As a fashion writer, I am clearly not anti-fashion. Nor am I averse to what my mum might call “making an effort”. I spend more money every month on straightening my Jewfro than I ever spent on rent, and I own so many clothes I recently had to buy another wardrobe, which I now keep in my sitting room. But to me, high heels are the sartorial equivalent of dieting: someone, somewhere decided that they improve a woman’s look and every year the bar gets set higher, the desired look is more extreme and, if one takes a step backwards and looks at it all with fresh eyes that haven’t become accustomed to the practice, less attractive.
Just as only blinkered fashion freaks find jutting bones and concave thighs aspirational, only those with a similarly niche mindset could possibly be drawn to the idea of women teetering about all day on the poor squashed balls of their crumpling feet.
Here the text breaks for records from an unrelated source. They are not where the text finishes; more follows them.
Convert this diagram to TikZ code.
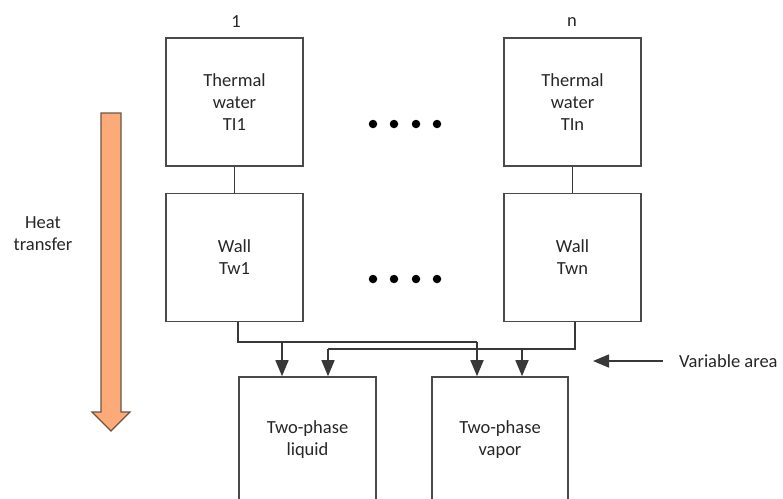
\documentclass[tikz,border=0pt]{standalone}
\usepackage{fontspec}
\setmainfont{Carlito}
\usetikzlibrary{arrows.meta}
\definecolor{boxgray}{HTML}{4A4A4A}
\definecolor{linegray}{HTML}{383838}
\definecolor{orangefill}{HTML}{FBAA78}
\definecolor{orangedraw}{HTML}{6B5444}
\begin{document}
\begin{tikzpicture}[x=1pt,y=-1pt,
  box/.style={draw=boxgray,line width=1.6pt,minimum width=137pt,minimum height=128pt,inner sep=0pt,align=center,font=\fontsize{18.5}{22}\selectfont,text=black!85},
  lbl/.style={font=\fontsize{18.5}{22}\selectfont,inner sep=0pt,align=center,text=black!85},
  conn/.style={draw=linegray,line width=1.6pt},
  arr/.style={conn,-{Triangle[length=16pt,width=13pt]}},
  dotmark/.style={circle,fill=black,inner sep=0pt,minimum size=8.5pt}]
\useasboundingbox (0,0) rectangle (783,498);
\clip (0,0) rectangle (783,498);
% boxes
\node[box] (th1) at (234.5,102) {Thermal\\water\\TI1};
\node[box] (thn) at (572.5,102) {Thermal\\water\\TIn};
\node[box] (w1) at (234.5,257.5) {Wall\\Tw1};
\node[box] (wn) at (572.5,257.5) {Wall\\Twn};
\node[box,minimum height=126pt] (liq) at (307.5,440) {Two-phase\\liquid};
\node[box,minimum height=126pt,minimum width=136pt] (vap) at (500,440) {Two-phase\\vapor};
% labels
\node[lbl] (l1) at (236,22) {1};
\node[lbl] (ln) at (572,22) {n};
\node[lbl] (heat) at (43,234) {Heat\\transfer};
\node[lbl,anchor=west] (var) at (679,361) {Variable area};
% dots
\foreach \i/\x in {1/373,2/394,3/416,4/437}{
  \node[dotmark] (da\i) at (\x,124) {};
  \node[dotmark] (db\i) at (\x,279) {};
}
% vertical links
\draw[conn] (th1.south) -- (w1.north);
\draw[conn] (thn.south) -- (wn.north);
% connectors from wall 1
\coordinate (w1out) at ([xshift=3.5pt]w1.south);
\coordinate (j1) at (477,342);
\coordinate (j1a) at (282,342);
\draw[conn] (w1out) |- (j1);
\draw[arr] (j1a) -- (j1a |- liq.north);
\draw[arr] (j1) -- (j1 |- vap.north);
% connectors from wall n
\coordinate (wnout) at ([xshift=2.5pt]wn.south);
\coordinate (j2) at (328,349);
\coordinate (j2a) at (522,349);
\draw[conn] (wnout) |- (j2);
\draw[arr] (j2) -- (j2 |- liq.north);
\draw[arr] (j2a) -- (j2a |- vap.north);
% variable area arrow
\coordinate (vs) at (663,361);
\coordinate (ve) at (593,361);
\draw[arr] (vs) -- (ve);
% heat transfer arrow
\draw[fill=orangefill,draw=orangedraw,line width=1.1pt,line join=miter]
  (101,113) -- (121,113) -- (121,412) -- (130,412) -- (111,431) -- (92,412) -- (101,412) -- cycle;
\end{tikzpicture}
\end{document}
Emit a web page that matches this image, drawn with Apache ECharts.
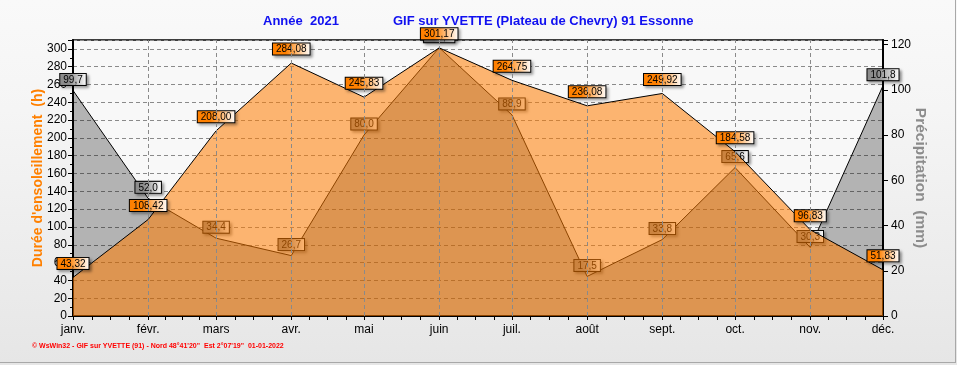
<!DOCTYPE html>
<html><head><meta charset="utf-8">
<script src="https://cdn.jsdelivr.net/npm/echarts@6/dist/echarts.min.js"></script>
<style>html,body{margin:0;padding:0;background:#f4f4f4}#c{width:957px;height:365px}</style>
</head><body><div id="c"></div>
<script>
const months = ['janv.','févr.','mars','avr.','mai','juin','juil.','août','sept.','oct.','nov.','déc.'];
const monthDates = ['2021-01-01','2021-02-01','2021-03-01','2021-04-01','2021-05-01','2021-06-01','2021-07-01','2021-08-01','2021-09-01','2021-10-01','2021-11-01','2021-12-01'];
const sunshine = [43.32,108.42,208.00,284.08,245.83,301.17,264.75,236.08,249.92,184.58,96.83,51.83];
const precipitation = [99.7,52.0,34.4,26.7,80.0,118.6,88.9,17.5,33.8,65.6,30.3,101.8];
const titleYear = 'Année  2021';
const titleStation = 'GIF sur YVETTE (Plateau de Chevry) 91 Essonne';
const footer = '\u00a9 WsWin32 - GIF sur YVETTE (91) - Nord 48\u00b041\'20"  Est 2\u00b007\'19"  01-01-2022';

// day index (days since Jan 1) of each month date
function dayOf(s){const p=s.split('-').map(Number);return Math.round((Date.UTC(p[0],p[1]-1,p[2])-Date.UTC(p[0],0,1))/86400000);}
const T = monthDates.map(dayOf);
const tickVals = [];
for (let i=0;i<T.length-1;i++){for(let k=0;k<4;k++){tickVals.push(T[i]+(T[i+1]-T[i])*k/4);}}
tickVals.push(T[T.length-1]);
function monthName(v){const i=T.findIndex(t=>Math.abs(t-v)<0.01);return i>=0?months[i]:'';}

function grad(c1,c2){return {type:'linear',x:0,y:0,x2:1,y2:0,colorStops:[{offset:0,color:c1},{offset:0.35,color:c1},{offset:1,color:c2}]};}
const baseLabel = {show:true,position:'top',fontSize:10,fontFamily:'Arial',color:'#000',borderColor:'#000',borderWidth:1,padding:[1,3,0,3],lineHeight:10,shadowColor:'rgba(0,0,0,0.35)',shadowBlur:3,shadowOffsetX:2,shadowOffsetY:2};

const chart = echarts.init(document.getElementById('c'));
chart.setOption({
  animation:false,
  backgroundColor:{type:'linear',x:0,y:0,x2:0,y2:1,colorStops:[{offset:0,color:'#F9F9F9'},{offset:0.3,color:'#F5F5F5'},{offset:1,color:'#E6E6E6'}]},
  title:[
    {text:titleYear,left:263,top:15,padding:0,textStyle:{color:'#1010F0',fontSize:13,fontWeight:'bold',fontFamily:'Arial'}},
    {text:titleStation,left:393,top:15,padding:0,textStyle:{color:'#1010F0',fontSize:13,fontWeight:'bold',fontFamily:'Arial'}}
  ],
  grid:{left:73,right:74,top:40,bottom:49,show:true,backgroundColor:'#F8F8F8',borderColor:'#000',borderWidth:1.5,outerBoundsMode:'none',containLabel:false},
  xAxis:{type:'value',min:T[0],max:T[T.length-1],
    axisLine:{show:true,onZero:false,lineStyle:{color:'#000',width:2}},
    axisTick:{show:true,customValues:tickVals,length:4,lineStyle:{color:'#000'}},
    axisLabel:{customValues:T,formatter:monthName,color:'#000',fontSize:12,fontFamily:'Arial',margin:8,hideOverlap:false},
    splitLine:{show:false}},
  yAxis:[
    {type:'value',min:0,max:310,interval:20,position:'left',
     name:"Durée d'ensoleillement  (h)",nameLocation:'middle',nameGap:28,nameRotate:90,nameMoveOverlap:false,
     nameTextStyle:{color:'#FF8000',fontWeight:'bold',fontSize:14,fontFamily:'Arial'},
     axisLine:{show:true,lineStyle:{color:'#000',width:2}},
     axisTick:{show:true,length:5,lineStyle:{color:'#000'}},
     minorTick:{show:true,splitNumber:2,length:3,lineStyle:{color:'#000'}},
     axisLabel:{formatter:v=>v>300?'':String(v),color:'#000',fontSize:12,fontFamily:'Arial',margin:6},
     splitLine:{show:true,lineStyle:{color:'#8a8a8a',type:[4,3],width:1}}},
    {type:'value',min:0,max:122,interval:20,position:'right',
     name:'Précipitation  (mm)',nameLocation:'middle',nameGap:29,nameRotate:-90,nameMoveOverlap:false,
     nameTextStyle:{color:'#8C8C8C',fontWeight:'bold',fontSize:15.5,fontFamily:'Arial'},
     axisLine:{show:true,lineStyle:{color:'#000',width:2}},
     axisTick:{show:true,length:5,lineStyle:{color:'#000'}},
     axisLabel:{formatter:v=>v>120?'':String(v),color:'#000',fontSize:12,fontFamily:'Arial',margin:8},
     splitLine:{show:false}}
  ],
  graphic:[
    {type:'text',left:32,top:343,style:{text:footer,fill:'#FF0000',font:'bold 7px Arial'}},
    {type:'line',shape:{x1:955.5,y1:0,x2:955.5,y2:363},style:{stroke:'#A8A8A8',lineWidth:1}},
    {type:'line',shape:{x1:0,y1:362.5,x2:956,y2:362.5},style:{stroke:'#A8A8A8',lineWidth:1}}
  ],
  series:[
    {type:'line',data:[],z:1,silent:true,
     markLine:{silent:true,symbol:['none','none'],label:{show:false},lineStyle:{type:[4,3],color:'#8a8a8a',width:1},
       data:T.slice(1,-1).map(t=>({xAxis:t}))}},
    {name:'Précipitation',type:'line',yAxisIndex:1,z:2,
     data:T.map((t,i)=>[t,precipitation[i]]),
     symbol:'circle',symbolSize:1,showSymbol:true,itemStyle:{color:'rgba(0,0,0,0)'},
     lineStyle:{color:'#000',width:1},areaStyle:{color:'rgba(0,0,0,0.28)',opacity:1,origin:'start'},
     label:Object.assign({},baseLabel,{distance:5,backgroundColor:grad('#8C8C8C','#FFFFFF'),formatter:p=>p.value[1].toFixed(1).replace('.',',')})},
    {name:'Ensoleillement',type:'line',yAxisIndex:0,z:3,
     data:T.map((t,i)=>[t,sunshine[i]]),
     symbol:'circle',symbolSize:1,showSymbol:true,itemStyle:{color:'rgba(0,0,0,0)'},
     lineStyle:{color:'#000',width:1},areaStyle:{color:'rgba(255,124,0,0.55)',opacity:1,origin:'start'},
     label:Object.assign({},baseLabel,{distance:8,backgroundColor:grad('#FF8000','#FFFFFF'),formatter:p=>p.value[1].toFixed(2).replace('.',',')})}
  ]
});
</script></body></html>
So just as I refuse to sacrifice lunch for the noble cause of shrinking myself to a size six, so I reject high heels. Some things just aren’t worth the effort.
To see someone flailing around like a baby fawn attempting to master the skill of walking is to see in action the definition of “idea gone too far.” Surely the idea of getting a pair of shoes that look beautiful but are too high to walk in is on a par with buying a car that looks nice parked in the drive but doesn’t actually have an engine. And that’s before we get on to the health hazards. Yes, they crush your feet, permanently warp your toes (ooh, sexy!), give you bunions and throw your back out, to say nothing of broken limbs due to falling.
The girls in stilettos might have longer legs at the party. But surely one who is wearing pretty flats with a cocktail dress, gaily dashing about talking to people and, if I do say so myself, RULING the dancefloor is a damn sight more attractive than some mopey Mary sitting on the sidelines, admiring her shoes. Maybe my legs do look stumpier than Gwyneth’s. But I bet I’m a lot more fun at a party.
If all this hasn’t convinced you to give up the heel, I’ll hit you with one last tale. About a year ago I woke up and couldn’t get out of bed. I felt pretty much paralysed from the neck down. Eventually I managed to get myself to the doctor who packed me off to an osteopath. The specialist looked at my frozen back muscles and said pityingly, “Do you wear high heels? Your back and spine are all out of shape and I see this often in ladies who wear high heels.” You see?
In fact, it was probably caused by my fondness for gigantic handbags – but that’s another story.